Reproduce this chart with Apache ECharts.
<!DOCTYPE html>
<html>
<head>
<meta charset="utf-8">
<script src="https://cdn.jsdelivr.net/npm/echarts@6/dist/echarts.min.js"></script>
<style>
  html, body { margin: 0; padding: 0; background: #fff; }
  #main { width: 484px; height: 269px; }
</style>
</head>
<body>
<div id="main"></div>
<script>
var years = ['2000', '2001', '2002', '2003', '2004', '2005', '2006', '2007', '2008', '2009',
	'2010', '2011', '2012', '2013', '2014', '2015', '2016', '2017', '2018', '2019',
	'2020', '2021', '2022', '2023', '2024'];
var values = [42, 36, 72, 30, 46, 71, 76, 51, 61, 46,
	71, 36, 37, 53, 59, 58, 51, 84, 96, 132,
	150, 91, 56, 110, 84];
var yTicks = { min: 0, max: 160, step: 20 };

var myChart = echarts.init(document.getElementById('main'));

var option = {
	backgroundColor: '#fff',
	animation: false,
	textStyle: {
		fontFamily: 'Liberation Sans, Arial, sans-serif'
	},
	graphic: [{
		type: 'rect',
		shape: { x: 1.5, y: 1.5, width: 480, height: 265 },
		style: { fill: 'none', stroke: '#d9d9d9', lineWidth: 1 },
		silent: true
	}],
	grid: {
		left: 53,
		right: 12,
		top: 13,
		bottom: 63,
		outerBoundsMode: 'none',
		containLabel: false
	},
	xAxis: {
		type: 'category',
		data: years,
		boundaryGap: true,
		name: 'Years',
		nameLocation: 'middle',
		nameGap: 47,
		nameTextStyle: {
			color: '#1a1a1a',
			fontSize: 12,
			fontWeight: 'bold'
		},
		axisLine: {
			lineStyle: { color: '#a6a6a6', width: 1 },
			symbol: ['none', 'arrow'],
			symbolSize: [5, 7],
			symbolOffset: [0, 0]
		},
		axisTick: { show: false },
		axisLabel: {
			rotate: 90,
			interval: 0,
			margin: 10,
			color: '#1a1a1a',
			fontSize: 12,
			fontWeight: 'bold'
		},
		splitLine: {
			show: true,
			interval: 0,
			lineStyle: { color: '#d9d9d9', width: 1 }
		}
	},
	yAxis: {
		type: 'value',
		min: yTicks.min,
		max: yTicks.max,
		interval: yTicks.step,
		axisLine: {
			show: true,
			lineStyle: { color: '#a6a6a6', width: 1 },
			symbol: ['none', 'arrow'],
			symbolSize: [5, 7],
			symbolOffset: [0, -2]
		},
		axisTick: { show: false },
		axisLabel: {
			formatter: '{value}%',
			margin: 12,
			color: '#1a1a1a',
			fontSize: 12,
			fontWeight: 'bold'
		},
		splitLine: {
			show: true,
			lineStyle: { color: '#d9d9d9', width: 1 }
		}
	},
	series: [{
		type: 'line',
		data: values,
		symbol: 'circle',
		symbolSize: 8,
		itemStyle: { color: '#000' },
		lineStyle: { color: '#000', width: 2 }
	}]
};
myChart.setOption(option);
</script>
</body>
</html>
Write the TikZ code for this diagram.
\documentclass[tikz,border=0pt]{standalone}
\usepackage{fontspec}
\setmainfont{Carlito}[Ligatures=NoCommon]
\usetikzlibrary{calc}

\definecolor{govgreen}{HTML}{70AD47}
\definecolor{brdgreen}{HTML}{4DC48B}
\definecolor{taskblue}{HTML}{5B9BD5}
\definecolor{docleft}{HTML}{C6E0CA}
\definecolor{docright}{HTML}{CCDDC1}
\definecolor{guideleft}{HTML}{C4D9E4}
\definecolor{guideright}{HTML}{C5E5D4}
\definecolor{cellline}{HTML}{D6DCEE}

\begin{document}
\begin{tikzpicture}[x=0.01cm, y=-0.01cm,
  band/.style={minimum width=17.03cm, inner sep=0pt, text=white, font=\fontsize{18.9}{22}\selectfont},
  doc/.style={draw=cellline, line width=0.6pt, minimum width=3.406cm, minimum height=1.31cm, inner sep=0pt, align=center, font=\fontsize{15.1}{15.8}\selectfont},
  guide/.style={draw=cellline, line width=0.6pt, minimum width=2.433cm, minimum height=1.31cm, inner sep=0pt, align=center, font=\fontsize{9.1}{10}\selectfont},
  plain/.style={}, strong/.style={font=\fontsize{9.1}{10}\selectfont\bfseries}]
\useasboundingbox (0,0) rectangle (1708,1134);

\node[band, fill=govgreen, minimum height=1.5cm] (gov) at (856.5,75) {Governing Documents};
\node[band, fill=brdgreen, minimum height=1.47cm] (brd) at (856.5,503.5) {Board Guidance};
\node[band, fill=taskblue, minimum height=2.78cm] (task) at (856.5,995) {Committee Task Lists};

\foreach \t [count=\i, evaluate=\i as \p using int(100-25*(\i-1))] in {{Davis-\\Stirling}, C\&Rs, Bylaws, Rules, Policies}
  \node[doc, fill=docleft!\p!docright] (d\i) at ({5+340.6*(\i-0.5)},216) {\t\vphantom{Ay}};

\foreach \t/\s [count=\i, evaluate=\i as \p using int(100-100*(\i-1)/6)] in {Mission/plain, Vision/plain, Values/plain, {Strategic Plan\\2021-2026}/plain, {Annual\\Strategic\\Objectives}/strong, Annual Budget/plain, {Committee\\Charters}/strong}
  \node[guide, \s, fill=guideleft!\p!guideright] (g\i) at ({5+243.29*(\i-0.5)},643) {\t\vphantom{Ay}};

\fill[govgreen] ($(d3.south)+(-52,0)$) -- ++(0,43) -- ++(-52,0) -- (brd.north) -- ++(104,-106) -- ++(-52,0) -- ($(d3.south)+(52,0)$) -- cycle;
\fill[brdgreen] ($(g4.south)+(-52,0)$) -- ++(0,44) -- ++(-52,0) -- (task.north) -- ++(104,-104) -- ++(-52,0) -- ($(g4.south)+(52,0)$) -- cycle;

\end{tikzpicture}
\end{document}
──────────
▶ Challenge:
Exactly the lines from the line containing "Write the TikZ code for this diagram." to the line containing "fill=docleft!\p!docright] (d\i) at", both included, are to be set down; no other line belongs in the answer.

▶ Written solution:
Write the TikZ code for this diagram.
\documentclass[tikz,border=0pt]{standalone}
\usepackage{fontspec}
\setmainfont{Carlito}[Ligatures=NoCommon]
\usetikzlibrary{calc}

\definecolor{govgreen}{HTML}{70AD47}
\definecolor{brdgreen}{HTML}{4DC48B}
\definecolor{taskblue}{HTML}{5B9BD5}
\definecolor{docleft}{HTML}{C6E0CA}
\definecolor{docright}{HTML}{CCDDC1}
\definecolor{guideleft}{HTML}{C4D9E4}
\definecolor{guideright}{HTML}{C5E5D4}
\definecolor{cellline}{HTML}{D6DCEE}

\begin{document}
\begin{tikzpicture}[x=0.01cm, y=-0.01cm,
  band/.style={minimum width=17.03cm, inner sep=0pt, text=white, font=\fontsize{18.9}{22}\selectfont},
  doc/.style={draw=cellline, line width=0.6pt, minimum width=3.406cm, minimum height=1.31cm, inner sep=0pt, align=center, font=\fontsize{15.1}{15.8}\selectfont},
  guide/.style={draw=cellline, line width=0.6pt, minimum width=2.433cm, minimum height=1.31cm, inner sep=0pt, align=center, font=\fontsize{9.1}{10}\selectfont},
  plain/.style={}, strong/.style={font=\fontsize{9.1}{10}\selectfont\bfseries}]
\useasboundingbox (0,0) rectangle (1708,1134);

\node[band, fill=govgreen, minimum height=1.5cm] (gov) at (856.5,75) {Governing Documents};
\node[band, fill=brdgreen, minimum height=1.47cm] (brd) at (856.5,503.5) {Board Guidance};
\node[band, fill=taskblue, minimum height=2.78cm] (task) at (856.5,995) {Committee Task Lists};

\foreach \t [count=\i, evaluate=\i as \p using int(100-25*(\i-1))] in {{Davis-\\Stirling}, C\&Rs, Bylaws, Rules, Policies}
  \node[doc, fill=docleft!\p!docright] (d\i) at ({5+340.6*(\i-0.5)},216) {\t\vphantom{Ay}};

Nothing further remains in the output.